Taylor, a junior, and McKenzie, a freshman, pulled off a rare double Oct. 1 at the William Woods Invitational. Each double eagled the par-5 17th at Tanglewood Golf Course, the Owls’ home course, within 30 minutes of each other. While one albatross is rare, William Woods’ story is practically unheard of.
“I’ve played for 10 years,” Taylor said. “I don’t think I’ve ever even seen one.”
McKenzie, in the No. 3 position in William Woods’ lineup, played the hole first. With the wind in his face at the 509-yard hole, McKenzie hit a driver to 235 yards, then hit a 3-wood. It rolled across the green and dropped in the hole, and McKenzie began to go nuts. It was the first time in his career he had holed out from more than 80 yards.

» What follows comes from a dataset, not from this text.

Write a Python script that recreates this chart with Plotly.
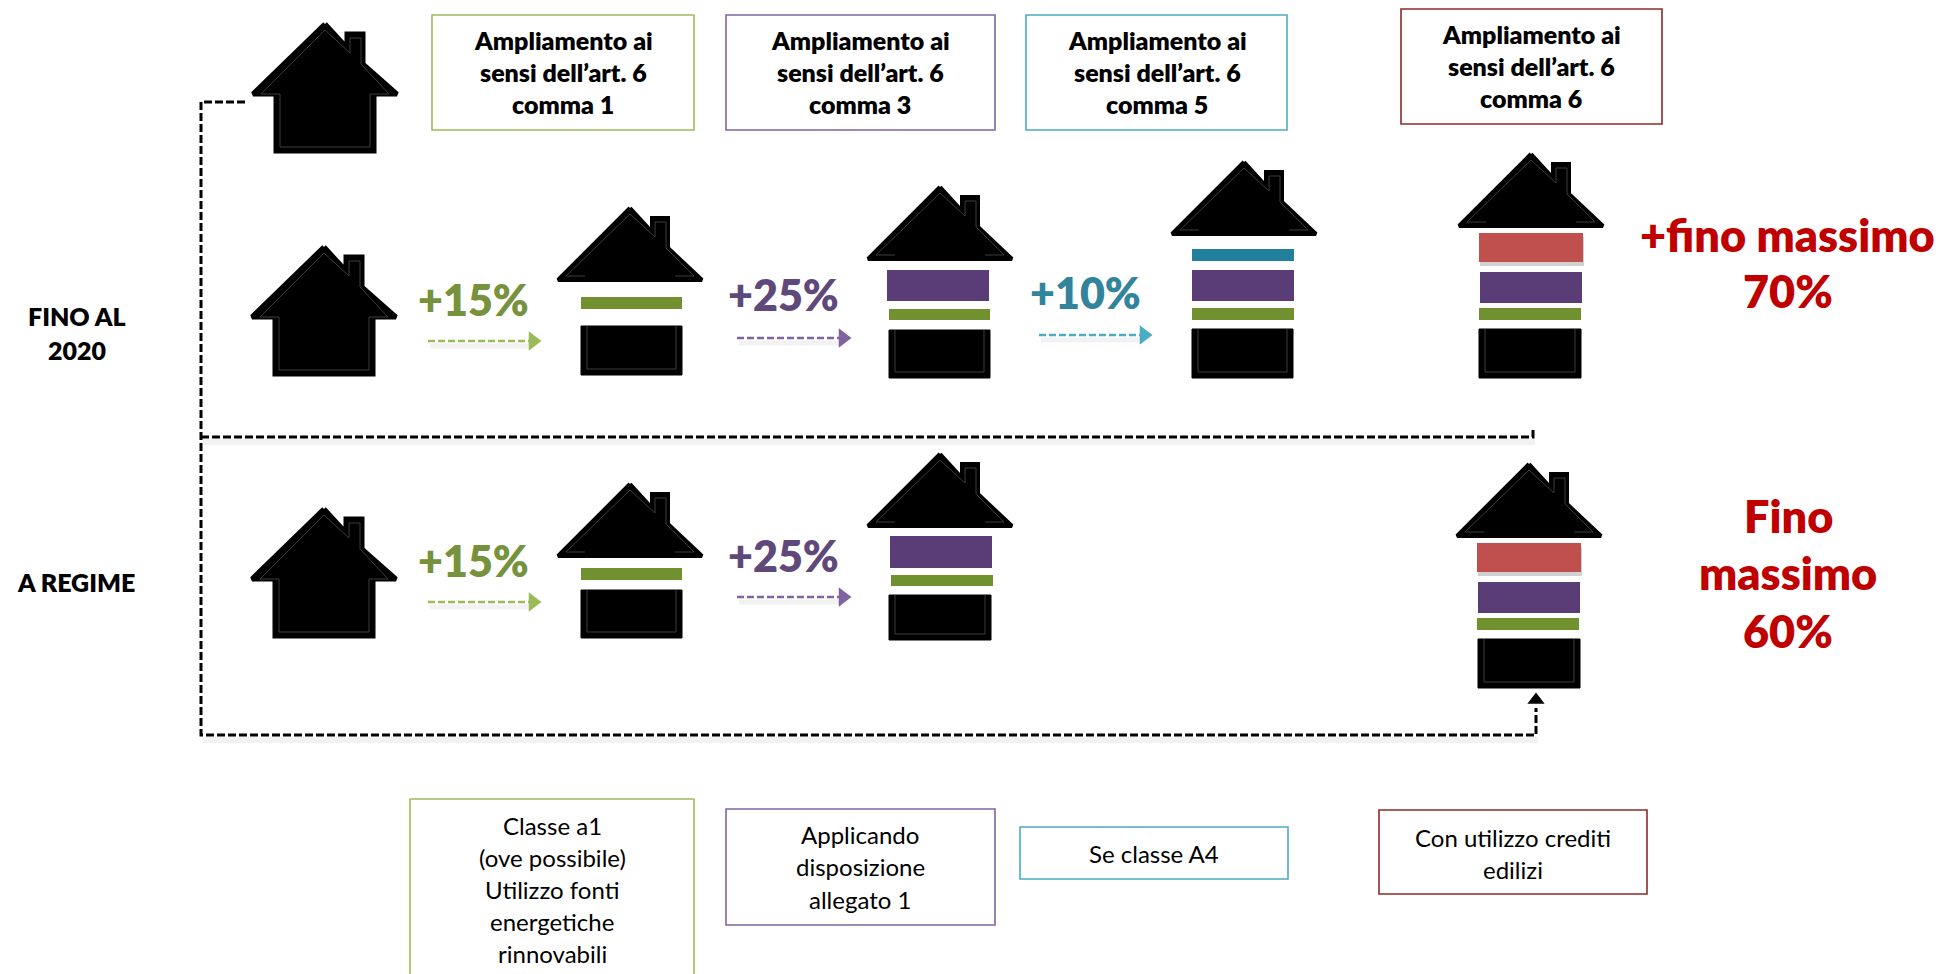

Head coach Barry Doty watched McKenzie throw his arms in the air in celebration from across the course but wasn’t sure what happened. McKenzie replayed the hole for Doty, who left the course shortly after to pick up lunches at the clubhouse. As he delivered Taylor’s fare at the second tee, Doty relayed the story of McKenzie’s double eagle.
Taylor’s response: “Coach, I made one, too.”

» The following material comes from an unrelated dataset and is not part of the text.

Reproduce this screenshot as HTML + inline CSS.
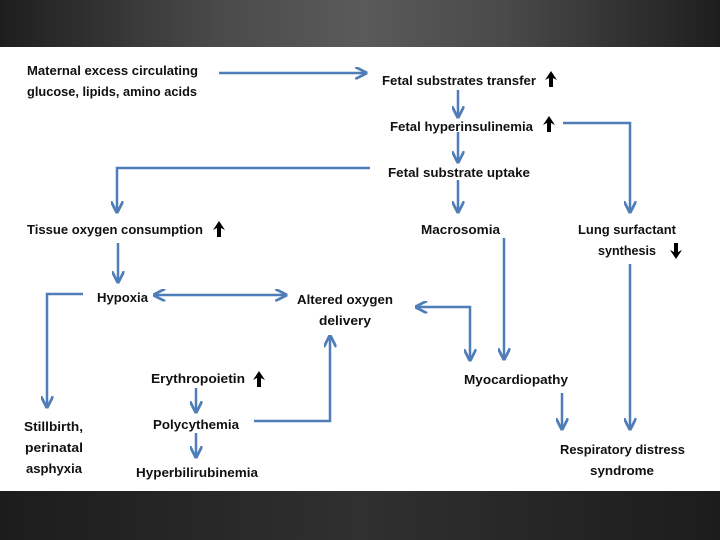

Taylor, in the No. 1 position in the lineup, had hit his drive down the right side of the fairway and was 211 yards from the green. He pulled a rescue club and hit a high fade into the wind. He watched the ball hit the green, bounce right toward the hole, then disappear. An opponent was the first to point out that Taylor’s ball was actually in the hole.
McKenzie, meanwhile, had been telling anyone who would listen about his double eagle, and eventually encountered a coach who told him his teammate had made one, too.
“At first I was like, ‘That’s never going to happen,’” McKenzie said. “‘That’s a lie.’”
Taylor and McKenzie passed each other on opposite fairways later in the round, each aware of what the other had done.
“He put two fingers up and I put two fingers up,” Taylor said. “Then we started fist pumping.”
Taylor shot a final-round 67 and won the event at 6-under 138 for 36 holes. McKenzie, with a final-round 71, tied for third at even par.
Taylor’s and McKenzie’s double eagles are the first for a William Woods player in Doty’s 11 years as head coach. It’s fitting for what Doty calls his best team yet. Taylor may be the most accomplished player in program history.
Taylor won last year’s NAIA Golfstat Cup, awarded to the player with the lowest scoring average over the course of the season, and was the Phil Mickelson Award winner during his freshman season – a first for the Owls. He also advanced to match play at last year’s British Amateur.
As a team, William Woods handily won their own invitational that day at Tanglewood. The 28-shot margin of victory covered much more ground than what was built at No. 17.